Hello again and on. I must confessed that your last ask caught me in the middle of the night with very little sleep and was such a surprising thing because while I used to get those kind of ask all the time it has been many years since I've gotten one.
Once again I feel maybe I'm not the best person to ask because I have a deep love of God.
I believe that in most all situations God is the only one who should have the authority to take a life. However I do see things from your point of view and I think my advice to you as an adult would be a little different than my advice to you as a teenager who is not gone out and experienced life.
I will say that I have been through every type of abuse except for sexual period I have somehow managed to live through all of it and I have found my own separate piece with things.
And while I believe that God is the only one in most situations that should be able to take a life I also don't believe that suicide is going to send you to hell. But again since I've never died I can't tell you that for sure. The thing that kept me alive the most is thinking what if I went through all this horrible stuff and I killed myself and there were more horrible things waiting for me on the other side how crappy would that be?
I know what it is like to feel trapped, I know what it is like to have no family that knows what you're going through or cares, I know what is like to have friends that don't take you seriously or no friends at all.
I am very curious as to why you are asking me for my permission to let you kill yourself. If you are dead set on it I'm not sure what the words of a stranger could do for you if you've already made up your mind. But like I said I have lost so many people. Most importantly my niece who is only 5 years younger than me and we grew up like sisters. When she was 35 she took her own life after her stepfather had taken his own life. This caused my sister to die and it also caused my nieces younest son to die as well.
Before any of that happened our mutual best friend was basically murdered when she went in to have her first baby and the anesthesist in charge of her delivery was high on drugs and killed her and her unborn child.
My niece and I went through parallel lives. We were both terribly abused both as kids and as adults in our adult relationships. Neither one of us had parents to back us up. But it f**** me up in every way possible to know that I thought my way through it and she didn't.
Being an undiagnosed artistic for the first 45 years of my life another reason that I never killed myself is because at the time I had no idea what was wrong with me but I knew something was and I really feared that I was just completely insane. And I knew that if I killed myself that's what everybody was saying about me oh we always knew she was a weirdo yeah it's pretty typical that she would do that she was probably crazy. And I wasn't going to give them that satisfaction.
After everything that has happened in my family absolutely will not give you my blessing to kill yourself. I can't.

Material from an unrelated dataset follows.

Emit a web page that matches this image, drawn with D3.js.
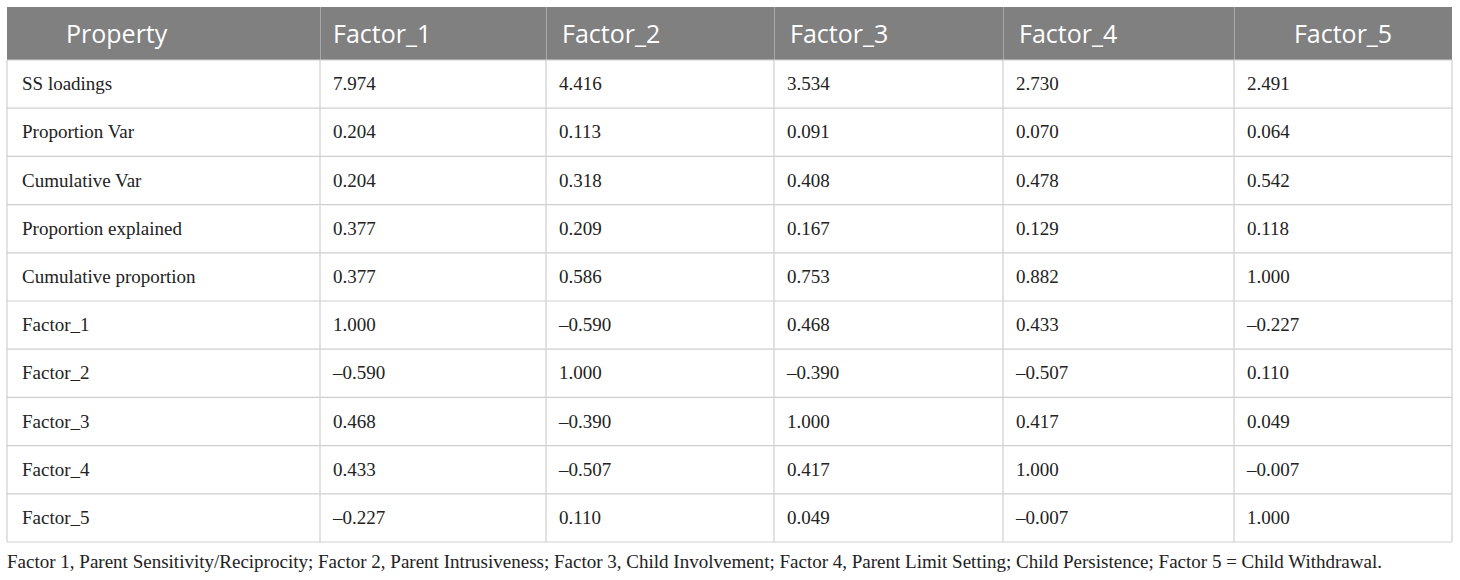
<!DOCTYPE html>
<html>
<head>
<meta charset="utf-8">
<script src="https://cdn.jsdelivr.net/npm/d3@7"></script>
<style>
  body { margin: 0; background: #fff; }
</style>
</head>
<body>
<div id="chart"></div>
<script>
"use strict";

// table data
const headers = ["Property", "Factor_1", "Factor_2", "Factor_3", "Factor_4", "Factor_5"];
const rowLabels = ["SS loadings", "Proportion Var", "Cumulative Var", "Proportion explained",
    "Cumulative proportion", "Factor_1", "Factor_2", "Factor_3", "Factor_4", "Factor_5"];

const ssLoadings = [7.974, 4.416, 3.534, 2.730, 2.491];
const proportionVar = [0.204, 0.113, 0.091, 0.070, 0.064];
const cumulativeVar = [0.204, 0.318, 0.408, 0.478, 0.542];
const proportionExplained = [0.377, 0.209, 0.167, 0.129, 0.118];
const cumulativeProportion = [0.377, 0.586, 0.753, 0.882, 1.000];
const corrFactor1 = [1.000, -0.590, 0.468, 0.433, -0.227];
const corrFactor2 = [-0.590, 1.000, -0.390, -0.507, 0.110];
const corrFactor3 = [0.468, -0.390, 1.000, 0.417, 0.049];
const corrFactor4 = [0.433, -0.507, 0.417, 1.000, -0.007];
const corrFactor5 = [-0.227, 0.110, 0.049, -0.007, 1.000];

const note = "Factor 1, Parent Sensitivity/Reciprocity; Factor 2, Parent Intrusiveness; Factor 3, Child Involvement; Factor 4, Parent Limit Setting; Child Persistence; Factor 5 = Child Withdrawal.";

const rowValues = [ssLoadings, proportionVar, cumulativeVar, proportionExplained, cumulativeProportion,
    corrFactor1, corrFactor2, corrFactor3, corrFactor4, corrFactor5];

// layout
const width = 1460, height = 580;
const tLeft = 7, tRight = 1452, tTop = 7, headBottom = 60, tBottom = 542;
const colEdges = [tLeft, 320, 546, 774, 1003, 1234, tRight];

let svg = d3.select("#chart")
    .append("svg")
    .attr("width", width)
    .attr("height", height);

let y = d3.scaleBand()
    .domain(d3.range(rowLabels.length))
    .range([headBottom, tBottom]);

// the journal typesets negatives with an en dash
let fmt = v => d3.format(".3f")(v).replace("\u2212", "\u2013");

// header
svg.append("rect")
    .attr("x", tLeft)
    .attr("y", tTop)
    .attr("width", tRight - tLeft)
    .attr("height", headBottom - tTop)
    .attr("fill", "#808080");

let headG = svg.append("g");
headG.selectAll("line")
    .data(colEdges.slice(1, -1))
    .join("line")
    .attr("x1", d => d + 0.5)
    .attr("x2", d => d + 0.5)
    .attr("y1", tTop)
    .attr("y2", headBottom)
    .attr("stroke", "#a8a8a8")
    .attr("stroke-width", 1);

headG.selectAll("text")
    .data(headers)
    .join("text")
    .attr("x", (d, i) => {
        if (i === 0) return 66;
        if (i === headers.length - 1) return (colEdges[i] + colEdges[i + 1]) / 2;
        return colEdges[i] + (i === 1 ? 13 : 16);
    })
    .attr("y", (tTop + headBottom) / 2 + 9)
    .attr("text-anchor", (d, i) => i === headers.length - 1 ? "middle" : "start")
    .attr("fill", "#fff")
    .style("font-family", "'Open Sans', sans-serif")
    .style("font-size", "25px")
    .text(d => d);

// body grid
let grid = svg.append("g")
    .attr("stroke", "#cfcfcf")
    .attr("stroke-width", 1.2)
    .attr("fill", "none");

grid.selectAll("line.h")
    .data(d3.range(rowLabels.length + 1))
    .join("line")
    .attr("class", "h")
    .attr("x1", tLeft)
    .attr("x2", tRight)
    .attr("y1", i => i < rowLabels.length ? y(i) : tBottom)
    .attr("y2", i => i < rowLabels.length ? y(i) : tBottom);

grid.selectAll("line.v")
    .data(colEdges)
    .join("line")
    .attr("class", "v")
    .attr("x1", d => d)
    .attr("x2", d => d)
    .attr("y1", headBottom)
    .attr("y2", tBottom);

// body text
let rows = svg.selectAll("g.row")
    .data(rowLabels.map((label, i) => ({label, values: rowValues[i], i})))
    .join("g")
    .attr("class", "row")
    .attr("transform", d => `translate(0,${y(d.i) + y.bandwidth() / 2 + 6})`)
    .style("font-family", "'Liberation Serif', 'Times New Roman', serif")
    .style("font-size", "19px")
    .attr("fill", "#222");

rows.append("text")
    .attr("x", tLeft + 15)
    .text(d => d.label);

rows.selectAll("text.val")
    .data(d => d.values)
    .join("text")
    .attr("class", "val")
    .attr("x", (d, j) => colEdges[j + 1] + 13)
    .text(d => fmt(d));

// footnote
svg.append("text")
    .attr("x", tLeft)
    .attr("y", 568)
    .attr("textLength", 1382 - tLeft)
    .attr("lengthAdjust", "spacingAndGlyphs")
    .style("font-family", "'Liberation Serif', 'Times New Roman', serif")
    .style("font-size", "18px")
    .attr("fill", "#222")
    .text(note);
</script>
</body>
</html>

The only time I would ever say that is okay is if you were dying from cancer or another terminal disease. I just found out that one of my friends who has suffered horrible medical conditions for the last six or seven years for every day she lives is a little bit worse than the day before because of two extremely rare conditions she is found out that she has had and on top of all this she just found out she has stomach cancer.
If that pain from that disease was so bad that she decided to take herself out of it then I could say nothing bad about that. To go out on your own terms in that situation to me is a right. And I realize it is a stupid double standard to say that physical pain is worth the psychological pain. Or that cancer is worse than abuse.
I wish I had some kind of psychological degree that I could give you more help on this but I am just a punk rock school teacher who is trying to get by her own self.
I am so sorry for all that you have been through whatever it has been. No one deserves abuse, no one deserves to be hurt, no one deserves to be gas lit. Everyone is valid. Everyone is deserving of love.